Yes—as he had suspected, indeed. A gross stress reaction. In the War, they'd called it Shell-Shock. It was… something he had not thought on in some time; anything the others had experienced at the start of this employment had long since passed. Likely, it had been triggered by a disruptive memory or some discordant thought, and unless you went to him, there was little to be done, but you seemed to have handled it well yourself—for the moment. Perhaps it would happen again, perhaps it would not. For now, he knew there was nothing for it but to record the incident in the appropriate medical files. It would certainly be interesting to see how things progressed.
Medic paced down the hall, back the way he had come—long gone by the time you left to return to your room—hands clasped neatly behind his back, boot-heels clicking upon the floor, the echo of that pained howl catching fast in his memory.
Notes: The More You Know: PTSD was not categorized or diagnosed under that name until the 1980s, as the Vietnam War provoked more serious research into the condition.
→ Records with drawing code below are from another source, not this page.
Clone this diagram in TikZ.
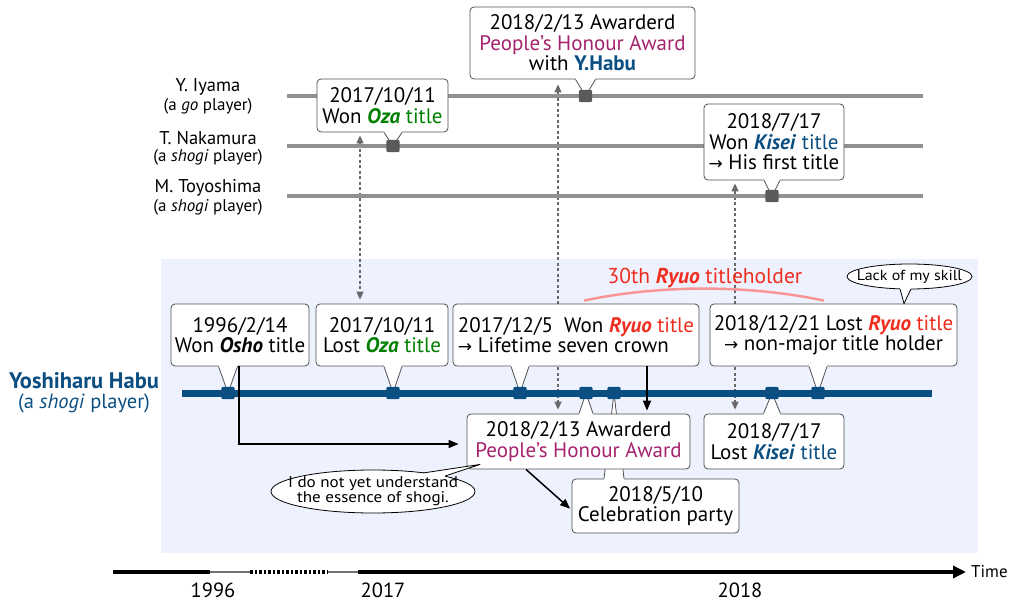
\documentclass[tikz,border=0pt]{standalone}
\usepackage{fontspec}
\setmainfont{PT Sans}
\newfontfamily\arrowfont{DejaVu Sans}
\newfontfamily\widefont[FakeStretch=1.1]{PT Sans}
\usetikzlibrary{arrows.meta}

\definecolor{habublue}{RGB}{10,78,130}
\definecolor{ozagreen}{RGB}{0,128,0}
\definecolor{ryuored}{RGB}{240,45,30}
\definecolor{awardpurple}{RGB}{165,35,110}
\definecolor{arcpink}{RGB}{248,150,150}
\definecolor{bgblue}{RGB}{238,242,254}
\definecolor{linegray}{RGB}{145,145,145}
\definecolor{markgray}{RGB}{90,90,90}
\definecolor{boxgray}{RGB}{80,80,80}
\definecolor{dashgray}{RGB}{105,105,105}

\pgfdeclarelayer{under}
\pgfsetlayers{under,main}

% pointer of a callout box: #1 box, #2 box anchor, #3 marker, #4 half base width, #5 inward shift
\newcommand\callptr[5]{%
  \fill[white] ([xshift=-#4pt]#3.center |- #1.#2) -- (#3.center) -- ([xshift=#4pt]#3.center |- #1.#2)
    -- ([xshift=#4pt,yshift=#5]#3.center |- #1.#2) -- ([xshift=-#4pt,yshift=#5]#3.center |- #1.#2) -- cycle;
  \draw[boxline] ([xshift=-#4pt]#3.center |- #1.#2) -- (#3.center) -- ([xshift=#4pt]#3.center |- #1.#2);
}
\newcommand\rarr{{\arrowfont\fontsize{17}{20}\selectfont →}}
\newcommand\bi[1]{\textbf{\textit{#1}}}

\begin{document}
\begin{tikzpicture}[x=1pt,y=-1pt,
  boxline/.style={draw=boxgray, line width=0.8pt, line join=round},
  callout/.style={draw=boxgray, line width=0.8pt, fill=white, rounded corners=4pt,
    align=center, inner sep=1pt, font=\fontsize{21}{20.5}\selectfont},
  markspot/.style={minimum width=13pt, minimum height=12pt, inner sep=0pt},
  playerline/.style={linegray, line width=4.5pt},
  habuline/.style={habublue, line width=7pt},
  crossarrow/.style={dashgray, line width=1.3pt, dash pattern=on 3pt off 2.5pt,
    {Triangle[length=8pt,width=7pt]}-{Triangle[length=8pt,width=7pt]}},
  flow/.style={black, line width=1.5pt, -{Triangle[length=10pt,width=8pt]}},
  playername/.style={align=center, inner sep=0pt},
  bubble/.style={draw=black, line width=0.8pt, fill=white},
  bubbletext/.style={align=center, inner sep=0pt},
  axisline/.style={black, line width=3.5pt},
  year/.style={inner sep=0pt, font=\fontsize{20.5}{20}\selectfont}
]
\useasboundingbox (0,0) rectangle (1010,602);

% player names
\node[playername, font=\fontsize{18.5}{18}\selectfont] (iyama) at (208,87) {Y. Iyama};
\node[playername, font=\fontsize{17}{17}\selectfont] (iyamasub) at (208,106.5) {(a \textit{go} player)};
\node[playername, font=\fontsize{18.5}{18}\selectfont] (nakamura) at (208,138) {T. Nakamura};
\node[playername, font=\fontsize{17}{17}\selectfont] (nakamurasub) at (208,157) {(a \textit{shogi} player)};
\node[playername, font=\fontsize{18.5}{18}\selectfont] (toyoshima) at (208,188) {M. Toyoshima};
\node[playername, font=\fontsize{17}{17}\selectfont] (toyoshimasub) at (208,207) {(a \textit{shogi} player)};
\node[playername, text=habublue, font=\bfseries\fontsize{22.5}{22}\selectfont] (habu) at (84,381) {Yoshiharu Habu};
\node[playername, text=habublue, font=\fontsize{20.5}{20}\selectfont] (habusub) at (84,403) {(a \textit{shogi} player)};

% event markers (filled at the end)
\node[markspot] (mIy) at (585.5,96) {};
\node[markspot] (mNa) at (393,146) {};
\node[markspot] (mTo) at (772,196) {};
\node[markspot] (mA) at (228,393) {};
\node[markspot] (mB) at (393,393) {};
\node[markspot] (mC) at (520,393) {};
\node[markspot] (mD) at (586,393) {};
\node[markspot] (mE) at (614,393) {};
\node[markspot] (mF) at (772,393) {};
\node[markspot] (mG) at (818,393) {};

% callouts of the other players
\node[callout, minimum width=131pt, minimum height=53pt] (ozaWon) at (382.5,105.5)
  {2017/10/11\\Won \textcolor{ozagreen}{\bi{Oza} title}};
\callptr{ozaWon}{south}{mNa}{9}{1.5pt}
\node[callout, minimum width=225pt, minimum height=72pt] (awardTop) at (582.5,43)
  {2018/2/13 Awarderd\\\textcolor{awardpurple}{People’s Honour Award}\\with \textcolor{habublue}{\textbf{Y.Habu}}};
\callptr{awardTop}{south}{mIy}{10}{1.5pt}
\node[callout, minimum width=140pt, minimum height=76pt] (kiseiWon) at (774,142)
  {2018/7/17\\Won \textcolor{habublue}{\bi{Kisei} title}\\\rarr\ His first title};
\callptr{kiseiWon}{south}{mTo}{8}{1.5pt}

% Habu's callouts
\node[callout, minimum width=138pt, minimum height=62pt] (oshoBox) at (240,335)
  {1996/2/14\\Won \bi{Osho} title};
\callptr{oshoBox}{south}{mA}{9.5}{1.5pt}
\node[callout, minimum width=132pt, minimum height=62pt] (ozaLost) at (382,335)
  {2017/10/11\\Lost \textcolor{ozagreen}{\bi{Oza} title}};
\callptr{ozaLost}{south}{mB}{9}{1.5pt}
\node[callout, align=left, minimum width=246pt, minimum height=62pt] (ryuoWon) at (576,335)
  {2017/12/5\ \ Won \textcolor{ryuored}{\bi{Ryuo} title}\\\rarr\ Lifetime seven crown};
\callptr{ryuoWon}{south}{mC}{9}{1.5pt}
\node[callout, minimum width=247pt, minimum height=62pt] (ryuoLost) at (833.5,335)
  {2018/12/21 Lost \textcolor{ryuored}{\bi{Ryuo} title}\\\rarr\ non-major title holder};
\callptr{ryuoLost}{south}{mG}{9}{1.5pt}

\node[callout, minimum width=167pt, minimum height=54pt] (celeb) at (655.5,506)
  {2018/5/10\\Celebration party};
\callptr{celeb}{north}{mE}{10}{-1.5pt}
\node[callout, minimum width=223pt, minimum height=55pt] (awardLow) at (578.5,441.5)
  {2018/2/13 Awarderd\\\textcolor{awardpurple}{People’s Honour Award}};
\callptr{awardLow}{north}{mD}{7}{-1.5pt}
\node[callout, minimum width=140pt, minimum height=55pt] (kiseiLost) at (774,441.5)
  {2018/7/17\\Lost \textcolor{habublue}{\bi{Kisei} title}};
\callptr{kiseiLost}{north}{mF}{8.5}{-1.5pt}

% panel, cross-player links and timelines lie under the callouts
\begin{pgfonlayer}{under}
\fill[bgblue] (161,259) rectangle (978,553);
\draw[crossarrow, shorten <=3pt, shorten >=4pt] ([xshift=-22.5pt]ozaWon.south) -- ([xshift=-22.5pt]ozaWon.south |- ozaLost.north);
\draw[crossarrow, shorten <=5pt, shorten >=4pt] ([xshift=-24.5pt]awardTop.south) -- ([xshift=-24.5pt]awardTop.south |- awardLow.north);
\draw[crossarrow, shorten <=3pt, shorten >=4pt] ([xshift=-39pt]kiseiWon.south) -- ([xshift=-39pt]kiseiWon.south |- kiseiLost.north);
\draw[playerline] (287,96) -- (923,96);
\draw[playerline] (287,146) -- (923,146);
\draw[playerline] (287,196) -- (923,196);
\draw[habuline] (182,393) -- (932,393);
\end{pgfonlayer}

% markers on top
\foreach \m in {mIy,mNa,mTo} \fill[markgray, rounded corners=2pt] (\m.north west) rectangle (\m.south east);
\foreach \m in {mA,mB,mC,mD,mE,mF,mG} \fill[habublue, rounded corners=2pt] (\m.north west) rectangle (\m.south east);

% causal arrows
\draw[flow, shorten >=8pt] ([xshift=-1pt]oshoBox.south) |- ([yshift=-2.5pt]awardLow.west);
\draw[flow, shorten >=3pt] ([xshift=71pt]ryuoWon.south) -- ([xshift=71pt]ryuoWon.south |- awardLow.north);
\draw[flow, shorten >=2pt] ([xshift=-52.5pt]awardLow.south) -- ([yshift=-4pt]celeb.west);

% Ryuo tenure
\draw[arcpink, line width=2.5pt] ([xshift=8pt,yshift=3pt]ryuoWon.north)
  .. controls ([xshift=84pt,yshift=19pt]ryuoWon.north) and ([xshift=-85.5pt,yshift=19pt]ryuoLost.north)
  .. ([xshift=-9.5pt,yshift=3pt]ryuoLost.north);
\node[inner sep=0pt, text=ryuored, font=\fontsize{21.5}{21}\selectfont] (ryuoSpan) at (705,278)
  {30th \bi{Ryuo} titleholder};

% speech bubbles
\coordinate (skill) at (909.5,276.5);
\draw[bubble] (skill) ellipse [x radius=62.5pt, y radius=12.5pt];
\fill[white] ([xshift=-9.5pt,yshift=-12.4pt]skill) -- ([xshift=70.5pt]ryuoLost.north)
  -- ([xshift=1.5pt,yshift=-12.4pt]skill) -- ([xshift=1.5pt,yshift=-9pt]skill)
  -- ([xshift=-9.5pt,yshift=-9pt]skill) -- cycle;
\draw[black, line width=0.8pt, line join=round] ([xshift=-9.5pt,yshift=-12.4pt]skill)
  -- ([xshift=70.5pt]ryuoLost.north) -- ([xshift=1.5pt,yshift=-12.4pt]skill);
\node[bubbletext, font=\widefont\fontsize{14.5}{14}\selectfont] (skillText) at (skill) {Lack of my skill};

\coordinate (doubt) at (373,491.5);
\draw[bubble] (doubt) ellipse [x radius=102pt, y radius=21.5pt];
\fill[white] ([xshift=50pt,yshift=18.5pt]doubt) -- ([xshift=13.5pt,yshift=5pt]awardLow.south west)
  -- ([xshift=72pt,yshift=15.5pt]doubt) -- ([xshift=72pt,yshift=12.5pt]doubt)
  -- ([xshift=50pt,yshift=15.5pt]doubt) -- cycle;
\draw[black, line width=0.8pt, line join=round] ([xshift=50pt,yshift=18.5pt]doubt)
  -- ([xshift=13.5pt,yshift=5pt]awardLow.south west) -- ([xshift=72pt,yshift=15.5pt]doubt);
\node[bubbletext, font=\widefont\fontsize{15.5}{13}\selectfont] (doubtText) at (doubt)
  {I do not yet understand\\the essence of shogi.};

% time axis with a break between 1996 and 2017
\coordinate (axA) at (113,572);
\coordinate (axB) at (210,572);
\coordinate (axC) at (250,572);
\coordinate (axD) at (328,572);
\coordinate (axE) at (358,572);
\coordinate (axEnd) at (966,572);
\draw[axisline] (axA) -- (axB);
\draw[black!55, line width=1.5pt] (axB) -- (axC);
\draw[black, line width=3.5pt, dash pattern=on 2.5pt off 2pt] (axC) -- (axD);
\draw[black!55, line width=1.5pt] (axD) -- (axE);
\draw[axisline, -{Triangle[length=13pt,width=12pt]}] (axE) -- (axEnd);
\node[year] (y1996) at (213,590) {1996};
\node[year] (y2017) at (383,590) {2017};
\node[year] (y2018) at (740,590) {2018};
\node[inner sep=0pt, font=\fontsize{17}{17}\selectfont, anchor=west] (timeLabel) at (971,572) {Time};
\end{tikzpicture}
\end{document}
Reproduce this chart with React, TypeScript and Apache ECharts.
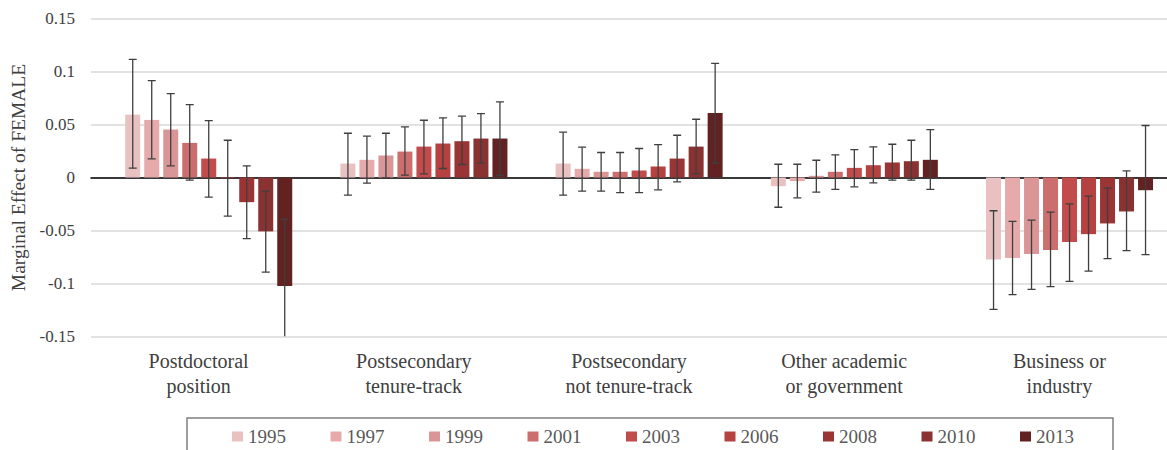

Beginning in 1952, what we know as PTSD was called "gross stress reaction," listed in the first Diagnostic and Statistical Manual of the American Psychiatric Association. In WWI, it was called "Shell Shock" after soldiers' reactions when exposed to heavy artillery fire.
(Oddly enough, when I went searching for Germany's research at this time (since Medic presumably did most of his training in Germany), I found that in the 1670s, both the Swiss and the Germans identified the behaviors the made up PTSD, but they called it 'nostalgia' and 'homesickness', respectively. Freud would later write about the afflictions, but his theories regarding "war neuroses" with its 'war ego' and 'peace ego' did not gain much ground. And, as Medic is in the States, I'm sure he's done some reading on what the APA is up to; mental health may not be his priority, but it does fall into his purview as the team's doctor.)